WRITTEN TASK
Write out each line exactly as it stands, please.

DATA PROVIDED
§ §

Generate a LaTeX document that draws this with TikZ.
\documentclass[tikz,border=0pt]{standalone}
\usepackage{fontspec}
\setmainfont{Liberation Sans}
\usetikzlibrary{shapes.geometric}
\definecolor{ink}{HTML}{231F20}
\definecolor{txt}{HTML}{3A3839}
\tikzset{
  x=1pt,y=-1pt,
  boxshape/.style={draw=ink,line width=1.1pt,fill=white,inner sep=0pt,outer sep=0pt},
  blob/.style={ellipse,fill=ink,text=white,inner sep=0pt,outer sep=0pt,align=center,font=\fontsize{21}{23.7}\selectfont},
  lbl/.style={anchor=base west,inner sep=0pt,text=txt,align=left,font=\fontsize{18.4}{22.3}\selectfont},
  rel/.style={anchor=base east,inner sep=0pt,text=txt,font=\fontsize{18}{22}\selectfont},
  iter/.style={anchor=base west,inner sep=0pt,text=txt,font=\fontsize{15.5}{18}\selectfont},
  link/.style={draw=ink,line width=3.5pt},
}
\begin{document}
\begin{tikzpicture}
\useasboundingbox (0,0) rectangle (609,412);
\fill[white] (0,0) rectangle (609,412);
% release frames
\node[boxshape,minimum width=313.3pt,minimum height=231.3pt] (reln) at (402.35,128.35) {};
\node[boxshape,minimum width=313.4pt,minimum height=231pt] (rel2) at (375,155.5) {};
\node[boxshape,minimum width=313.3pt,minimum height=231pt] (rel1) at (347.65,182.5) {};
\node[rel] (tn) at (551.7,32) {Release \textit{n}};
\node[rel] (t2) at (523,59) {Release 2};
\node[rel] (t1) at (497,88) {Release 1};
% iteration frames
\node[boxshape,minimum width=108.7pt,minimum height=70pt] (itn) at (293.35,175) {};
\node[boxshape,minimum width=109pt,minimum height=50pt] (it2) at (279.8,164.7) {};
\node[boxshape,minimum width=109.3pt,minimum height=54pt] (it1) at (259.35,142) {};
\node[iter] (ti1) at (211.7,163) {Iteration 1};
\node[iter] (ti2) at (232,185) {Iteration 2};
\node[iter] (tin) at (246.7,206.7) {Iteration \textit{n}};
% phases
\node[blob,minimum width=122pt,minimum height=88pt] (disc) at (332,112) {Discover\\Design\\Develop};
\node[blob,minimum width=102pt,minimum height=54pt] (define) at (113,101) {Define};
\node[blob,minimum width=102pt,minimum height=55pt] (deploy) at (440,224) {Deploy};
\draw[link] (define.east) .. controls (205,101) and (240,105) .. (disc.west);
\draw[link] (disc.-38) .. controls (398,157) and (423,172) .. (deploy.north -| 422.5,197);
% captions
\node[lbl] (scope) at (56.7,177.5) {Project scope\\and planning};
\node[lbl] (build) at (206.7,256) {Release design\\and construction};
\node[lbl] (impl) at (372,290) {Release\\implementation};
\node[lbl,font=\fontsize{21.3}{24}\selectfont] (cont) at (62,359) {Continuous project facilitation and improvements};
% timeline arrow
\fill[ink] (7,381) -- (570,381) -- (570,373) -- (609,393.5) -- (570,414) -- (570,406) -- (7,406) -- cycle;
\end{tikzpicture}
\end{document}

§ §

OUTPUT FOR THIS EXERCISE
Generate a LaTeX document that draws this with TikZ.
\documentclass[tikz,border=0pt]{standalone}
\usepackage{fontspec}
\setmainfont{Liberation Sans}
\usetikzlibrary{shapes.geometric}
\definecolor{ink}{HTML}{231F20}
\definecolor{txt}{HTML}{3A3839}
\tikzset{
  x=1pt,y=-1pt,
  boxshape/.style={draw=ink,line width=1.1pt,fill=white,inner sep=0pt,outer sep=0pt},
  blob/.style={ellipse,fill=ink,text=white,inner sep=0pt,outer sep=0pt,align=center,font=\fontsize{21}{23.7}\selectfont},
  lbl/.style={anchor=base west,inner sep=0pt,text=txt,align=left,font=\fontsize{18.4}{22.3}\selectfont},
  rel/.style={anchor=base east,inner sep=0pt,text=txt,font=\fontsize{18}{22}\selectfont},
  iter/.style={anchor=base west,inner sep=0pt,text=txt,font=\fontsize{15.5}{18}\selectfont},
  link/.style={draw=ink,line width=3.5pt},
}
\begin{document}
\begin{tikzpicture}
\useasboundingbox (0,0) rectangle (609,412);
\fill[white] (0,0) rectangle (609,412);
% release frames
\node[boxshape,minimum width=313.3pt,minimum height=231.3pt] (reln) at (402.35,128.35) {};
\node[boxshape,minimum width=313.4pt,minimum height=231pt] (rel2) at (375,155.5) {};
\node[boxshape,minimum width=313.3pt,minimum height=231pt] (rel1) at (347.65,182.5) {};
\node[rel] (tn) at (551.7,32) {Release \textit{n}};
\node[rel] (t2) at (523,59) {Release 2};
\node[rel] (t1) at (497,88) {Release 1};
% iteration frames
\node[boxshape,minimum width=108.7pt,minimum height=70pt] (itn) at (293.35,175) {};
\node[boxshape,minimum width=109pt,minimum height=50pt] (it2) at (279.8,164.7) {};
\node[boxshape,minimum width=109.3pt,minimum height=54pt] (it1) at (259.35,142) {};
\node[iter] (ti1) at (211.7,163) {Iteration 1};
\node[iter] (ti2) at (232,185) {Iteration 2};
\node[iter] (tin) at (246.7,206.7) {Iteration \textit{n}};
% phases
\node[blob,minimum width=122pt,minimum height=88pt] (disc) at (332,112) {Discover\\Design\\Develop};
\node[blob,minimum width=102pt,minimum height=54pt] (define) at (113,101) {Define};
\node[blob,minimum width=102pt,minimum height=55pt] (deploy) at (440,224) {Deploy};
\draw[link] (define.east) .. controls (205,101) and (240,105) .. (disc.west);
\draw[link] (disc.-38) .. controls (398,157) and (423,172) .. (deploy.north -| 422.5,197);
% captions
\node[lbl] (scope) at (56.7,177.5) {Project scope\\and planning};
\node[lbl] (build) at (206.7,256) {Release design\\and construction};
\node[lbl] (impl) at (372,290) {Release\\implementation};
\node[lbl,font=\fontsize{21.3}{24}\selectfont] (cont) at (62,359) {Continuous project facilitation and improvements};
% timeline arrow
\fill[ink] (7,381) -- (570,381) -- (570,373) -- (609,393.5) -- (570,414) -- (570,406) -- (7,406) -- cycle;
\end{tikzpicture}
\end{document}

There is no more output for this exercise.